The Board praised Soxdexo for addressing ‘historic under-investment’ at the prison. It said that over the last three years ‘significant investment’ has been made in the estate and equipment, but there are still several house blocks still requiring improvements/upgrades to the shower facilities.
In terms of work, vocational training and employment, the Board says that considerable effort has been made over the year to increase the quantity, quality and range.
While the allocation of education places improved in 2016, there is ‘room for improvement in both attendance and punctuality’, with the Board saying that it is not uncommon for around a third of those who have been allocated a place to fail to attend or arrive late.
HMP Northumberland’s capacity is 1,348 prisoners.
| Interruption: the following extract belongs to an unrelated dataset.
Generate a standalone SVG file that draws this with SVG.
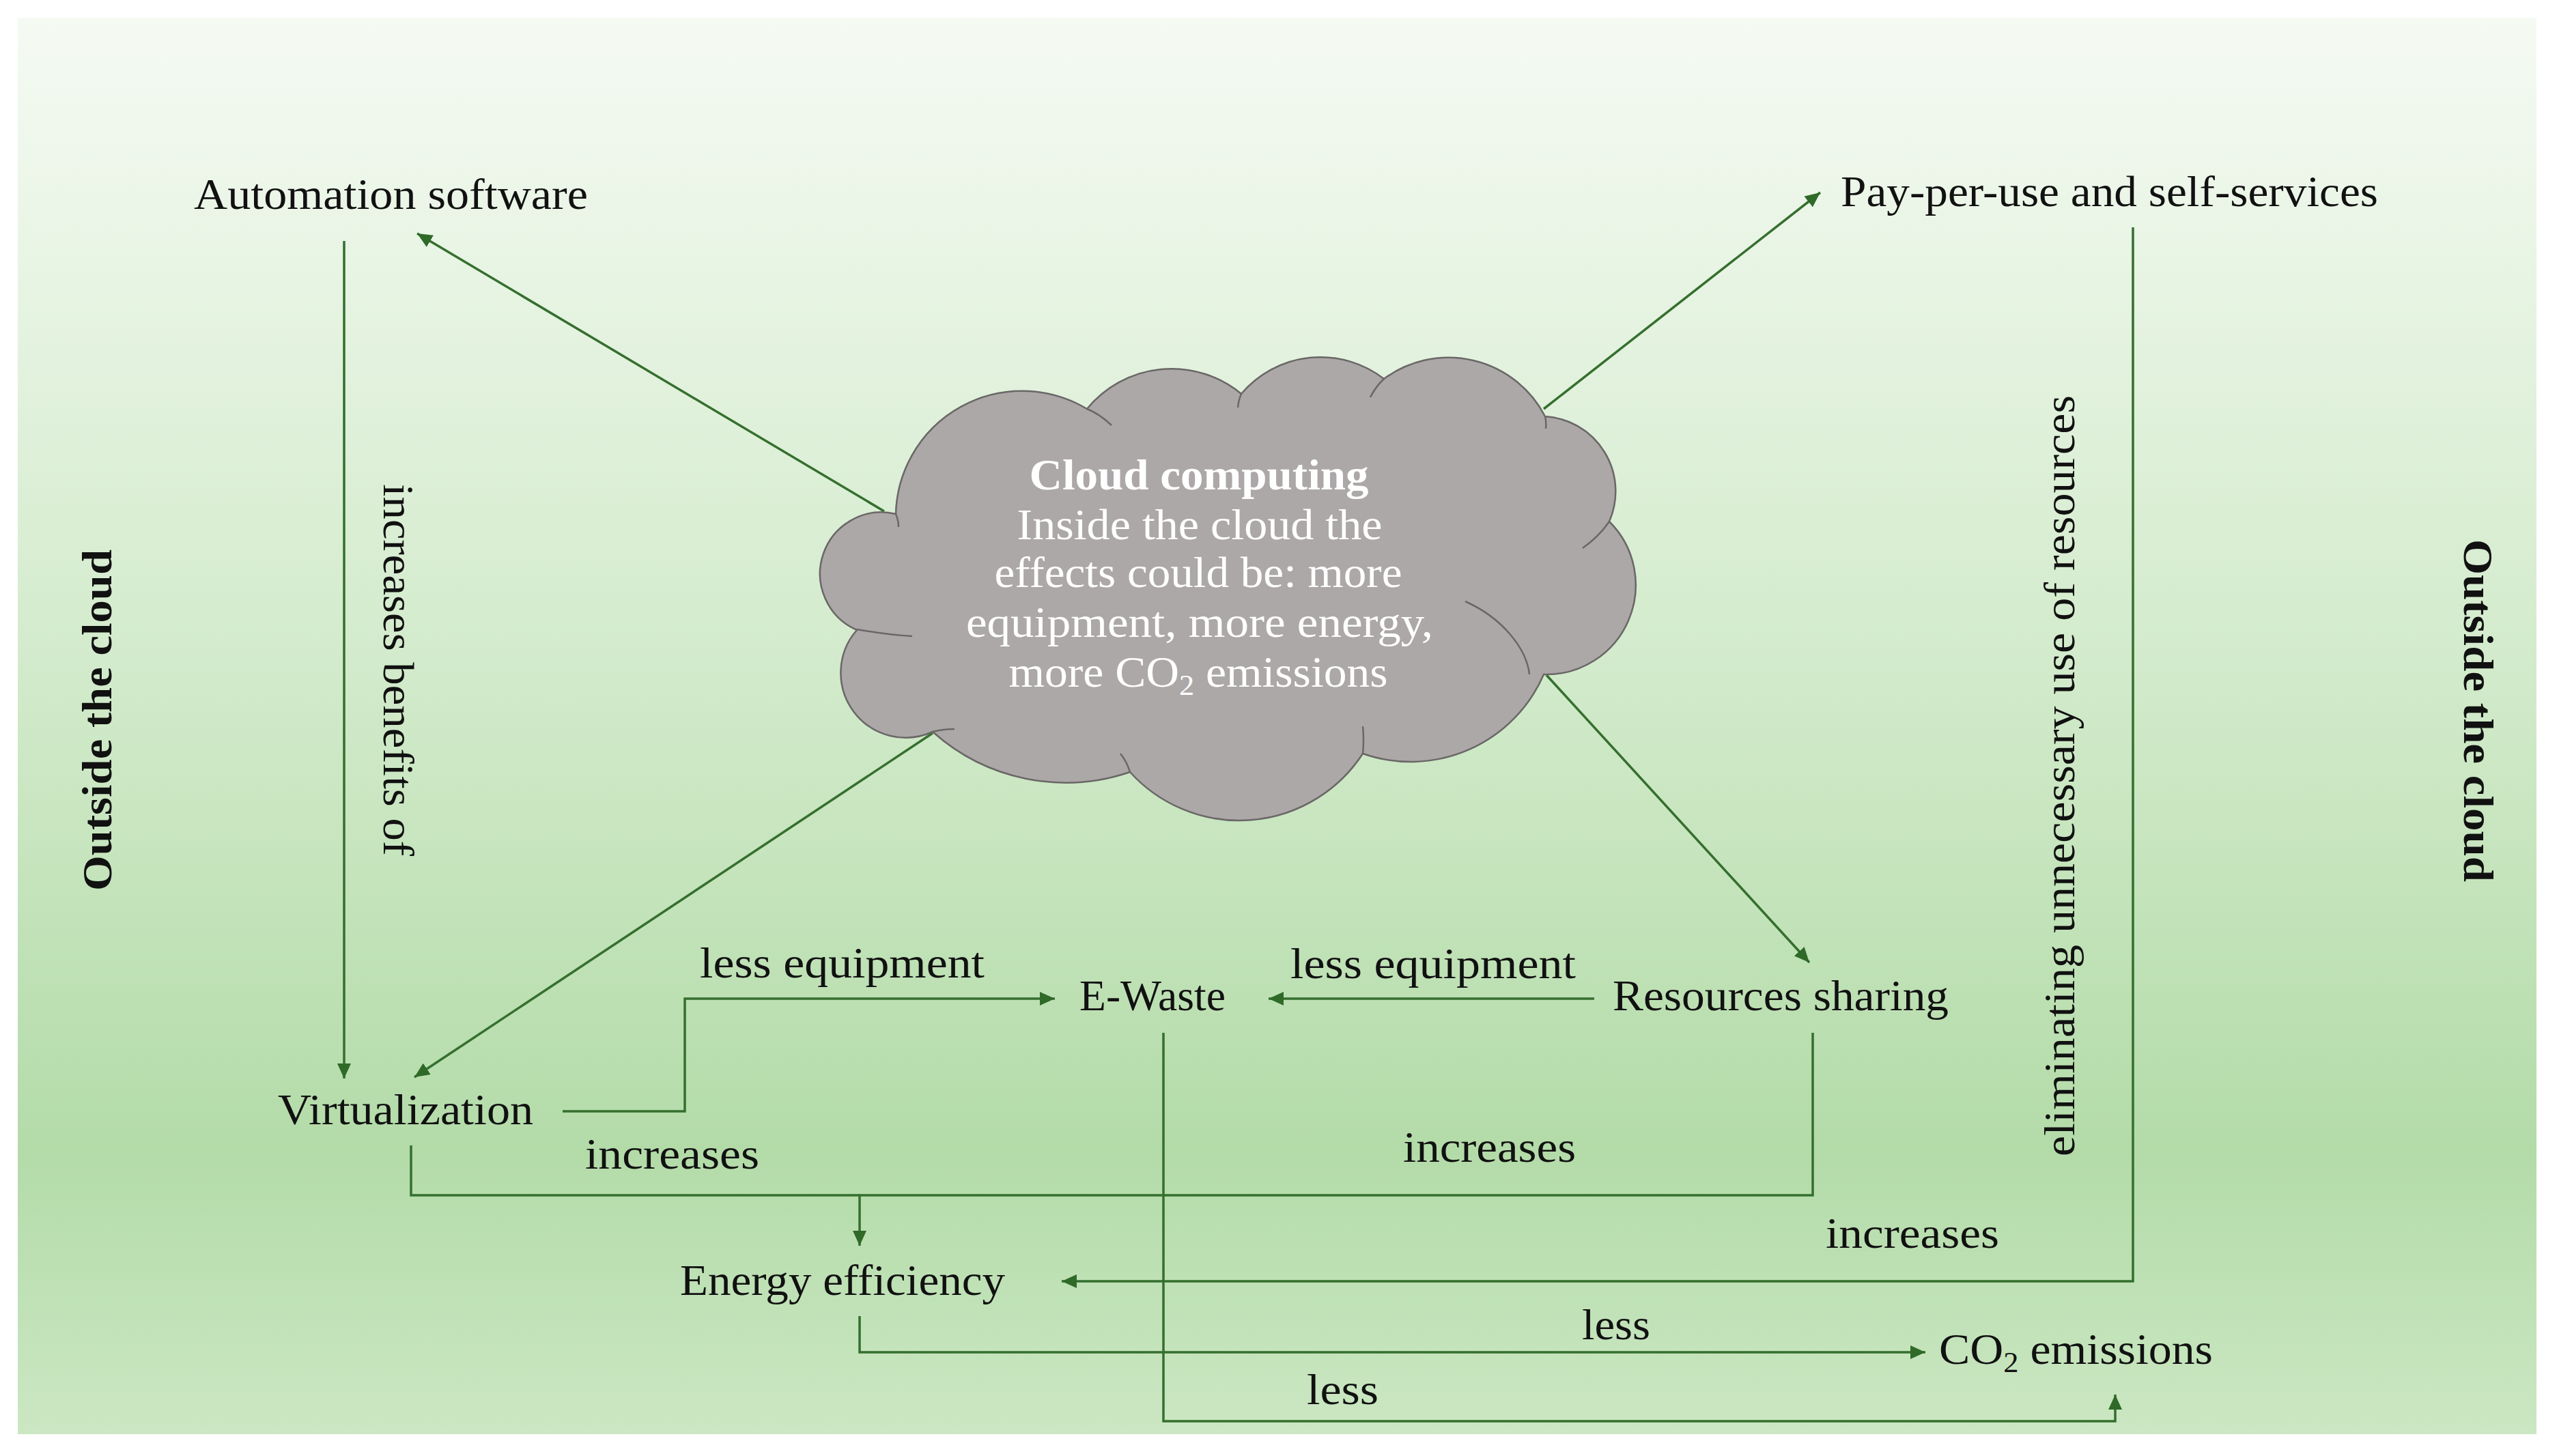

The report states that there is no overcrowding, but the number of prisoners aged over 55 increased by 15 per cent over the year and the number reporting a disability by 25 per cent.
A prison spokesman said: “We welcome the comments of the report which found progress is being made to address the supply of illegal substances and historic under-investment, and prisoners are being well prepared for release with an increasing number, variety and quality of work options.
“We are pleased the IMB found issues raised in the previous report had been addressed. We take on board comments about the continued refurbishment of the prison, caring for the increasing number of older prisoners and those with disabilities, and ensuring robust assessment of education and healthcare needs for new prisoners.”